カランの法術
債権やら契約やらは、所詮は虚構の世界。確固たる証拠がなければ事実を立証することはできません。そういった意味では、リスクと常に隣り合わせです。
昔、英国であったお話し。
その夜、一人の農夫が宿屋に泊まって、宿屋の亭主に100ポンドを預けた。
翌朝、農夫はこの100ポンドを受け取ろうとしたところ、この亭主は「お金を預かったことはない」という。
そこで、農夫は弁護士のカランに相談。
カランはしばらく思案し、
「訴えを起こすまでもない。もし、100ポンドを取り返したいなら、もう100ポンドだけ預ければいい。
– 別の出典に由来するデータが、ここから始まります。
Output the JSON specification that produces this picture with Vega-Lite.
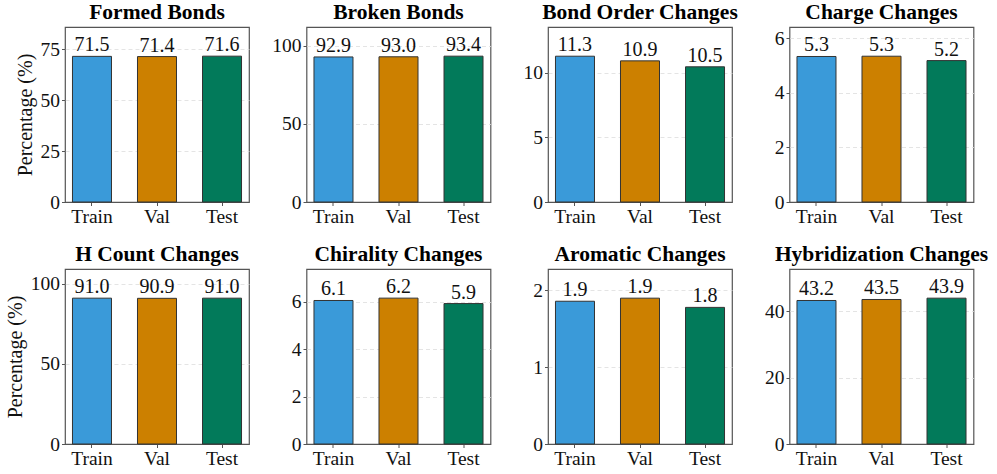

」という。
農夫は仰天し、「とんでもない!あの大盗人に1ペニーたりとも渡すものか!」と承知しなかった。
しかし、カランの弁舌の説き伏せられ、カランの指示どおり、友人に証人となってくれるよう頼み、再びその宿屋へ行くことにした。
農夫がその友人とともに宿屋に着くと。
亭主は、「また苦情でも言いに来たのか」と怪訝な顔をした。
しかし、農夫が100ポンドを並べ「自分は物覚えが悪く、昨日預けたというのは思い違いかもしれない。とにかく今度こそはこの100ポンドを預かって下さい。」と丁重に頼みごとをするのを見て、亭主は「世の中には、うつけ者がいるものだ」と心で笑いながら、その100ポンドを預かった。
農夫から、その様子を聞いたカラン。
農夫に「今度は亭主が一人でいるところを見計らって、こちらも一人で100ポンドを返してくれというべし。」と教える。
農夫は、その教えに従い、亭主のところに行ったところ、亭主とすれば、『後の100ポンド』には証人もあるため、拒んでも無駄と思ったのか、素直にこれを返した。
カランの法術 ▼
帰ってきた農夫が「でもこれでは元の木阿弥。預けたお金が返ってきただけ。何にも・・・」と言い終わらないうち・・・
カランは手を打ち、「さて今度こそは、その友人を連れて宿屋へ押しかけ、先ほどの100ポンドを受け取ろう、と交渉するのだ。それでも渡さない場合は、そのときこそその友人を証人として、裁判所に訴えるのだ。」と。
農夫は、ここに至って初めて、カランの意図を知る。
農夫はカランのもとを小躍りして出て行くと・・・
しばらくして満面の笑みを浮かべ、ポケットも重しげに200ポンドの金を携えて帰って行った。
(以上、「法窓夜話」より要約)
権利と立証 ▼
権利は、目には見えず、実際に手に取ることもできません。
あくまで人間の頭の中にだけ存在する概念にすぎません。
その権利について争いになった場合、最終的には裁判で決着をつけることになります。
仮にこの事件が裁判になったとして、農夫は、「預けた」ことを立証しなければ「預けた」ことにはならず、お金を返してもらうこともできません。
もっとも、農夫が「預けた」ことを立証すれば、今度は亭主が「預かっている」ことになり、逆に「返した」ことを立証しなければならなくなります。「返した」ことを立証できなければ、改めてお金を返さなくてはなりません。
亭主には「返した」ことの証拠がなく、もはや泣き寝入りするしかなかったのです。
亭主は証拠がないのをいいことに農夫を騙したのですが、証拠がないという同じ理由でカランの策にはまったのでした。
悪知恵に勝つためには、時として、そのうえをいく悪知恵が必要になることもあるようです。